Not all is sunshine in VATland, however. Clouds of varying sizes and shapes seem to be looming on the horizon in all VAT countries but perhaps particularly in DTE that have become increasingly dependent on VAT and hence more vulnerable to potential problems. Some of these problems have always been inherent in the structure and operation of VATs but are exacerbated by the increased fiscal weight being placed on the many DTE under pressure for new fiscal revenues for example to offset revenue losses from tariff reductions needed to accord with WTO requirements. It is thus perhaps time for a new look at the role of VAT in DTE.
Specifically, are the VATs now in place in most DTE as good as they could be in economic, equity, and administrative terms? Must ‘good’ VATs in such countries always follow the same pattern? Must every DTE have a VAT? Can all DTE administer a VAT sufficiently well to make the introduction of the tax worthwhile? Is a VAT always the best way to respond to the revenue problems arising from trade liberalization? Can VATs be adapted to cope with the rising demands in some countries, especially federal countries, for more access to revenues by local and regional governments? Can they deal with such new problems as those arising from changes in business practices with financial innovations and digital commerce? The answers to such questions are not only critical to the fiscal stability of many DTE but also to their economic growth and development. Are the VATs already in place in many DTE the efficient, simple, revenue-raisers some claim? Or, as others argue, are they so inequitable as to exacerbate social and political tensions? Does VAT provide a way to tap the informal sector or does it instead tend to expand that sector?
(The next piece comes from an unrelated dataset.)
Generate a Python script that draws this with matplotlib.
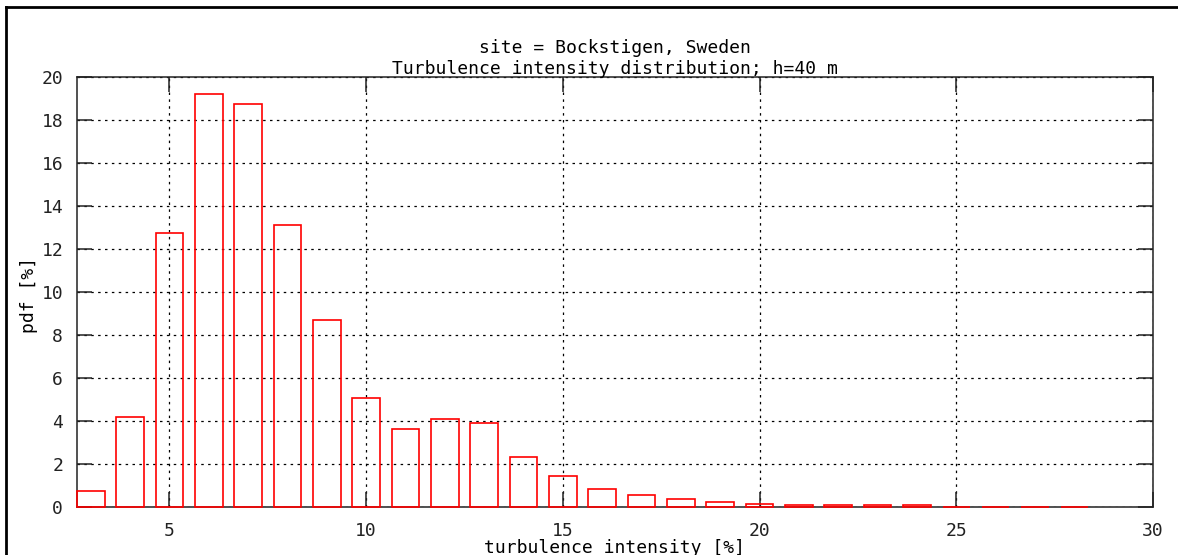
import matplotlib.pyplot as plt
from matplotlib.lines import Line2D

# turbulence intensity bins [%] and pdf values [%]
ti_bins = [3, 4, 5, 6, 7, 8, 9, 10, 11, 12, 13, 14, 15, 16,
           17, 18, 19, 20, 21, 22, 23, 24, 25, 26, 27, 28]
pdf_vals = [0.73, 4.19, 12.74, 19.19, 18.76, 13.1, 8.68, 5.08, 3.64, 4.1, 3.92, 2.32, 1.44, 0.82,
            0.56, 0.39, 0.22, 0.12, 0.1, 0.1, 0.1, 0.1, 0.01, 0.01, 0.01, 0.01]
x_ticks = [5, 10, 15, 20, 25, 30]
y_ticks = [0, 2, 4, 6, 8, 10, 12, 14, 16, 18, 20]

plt.rcParams['font.family'] = ['DejaVu Sans Mono', 'DejaVu Sans']
plt.rcParams['font.size'] = 13

fig = plt.figure(figsize=(11.78, 5.55), dpi=100)
ax = fig.add_axes([77 / 1178, 48 / 555, (1153 - 77) / 1178, (507 - 77) / 555])

bars = ax.bar(ti_bins, pdf_vals, width=0.7, fill=False, edgecolor='#ff0000', linewidth=1.2, zorder=3)
for b in bars:
    b.set_clip_on(False)

ax.set_xlim(2.65, 30)
ax.set_ylim(0, 20)
ax.set_xticks(x_ticks)
ax.set_yticks(y_ticks)
ax.grid(True, color='black', linestyle=(0, (2, 3.5)), linewidth=0.9)
ax.tick_params(direction='in', length=11, width=1.1, top=True, right=True,
               labelsize=13, colors='#222222')
ax.tick_params(axis='x', pad=11)
ax.tick_params(axis='y', pad=10)
for s in ax.spines.values():
    s.set_linewidth(1.1)
    s.set_color('#222222')

ax.set_title('site = Bockstigen, Sweden\nTurbulence intensity distribution; h=40 m',
             fontsize=13, pad=2, linespacing=1.25)
ax.set_xlabel('turbulence intensity [%]', fontsize=13, va='center')
ax.xaxis.set_label_coords(0.5, -0.095)
ax.set_ylabel('pdf [%]', fontsize=13, va='center')
ax.yaxis.set_label_coords(-0.0446, 0.493)

# outer frame (top and left edges visible)
fig.add_artist(Line2D([6 / 1178, 1], [1 - 7 / 555, 1 - 7 / 555], color='black', linewidth=2))
fig.add_artist(Line2D([6 / 1178, 6 / 1178], [0, 1 - 7 / 555], color='black', linewidth=2))

plt.savefig('out.png', dpi=100)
No brief paper can answer such complex questions, of course, so the objective of this paper is considerably more modest. Taking the background paper prepared for this conference (ITD, 2005) as its starting point, the aim of this paper is simply to provide a few additional reflections on some lessons that seem to emerge from experience to date with VAT in DTE – countries in which, for the most part, tax reality is much more dominated by administrative capacity on one hand and political necessity on the other than in the European home of so much VAT experience and thinking. There is indeed much room and need for sharing experiences between developed countries and DTE, but there are also some important differences that need to be explicitly taken into account when doing so. To paraphrase the conclusions of the late Jean Jacques Laffont (2004) in a recent survey of public utility regulation in DTE, not only do we as yet have surprisingly little solid empirical knowledge of some critical factors but the relevant economic theory also remains rather sketchy and we know even less about the relevant political economy context. For the most part, this paper simply attempts to flesh out these observations in a little more detail with respect to VAT in DTE. In doing so, it should perhaps be noted that although the points made are stated in general terms for the most part they are inevitably shaped by the author’s limited personal experience with various aspect of VATs in a number of DTE over the years. In a sense, however, this is perhaps not a limitation since it is precisely through closer analysis of, and reflection on, the experience of such case studies that we can best discern the real challenges facing VAT in DTE and the questions that most need further attention. Such at least, is the approach taken here.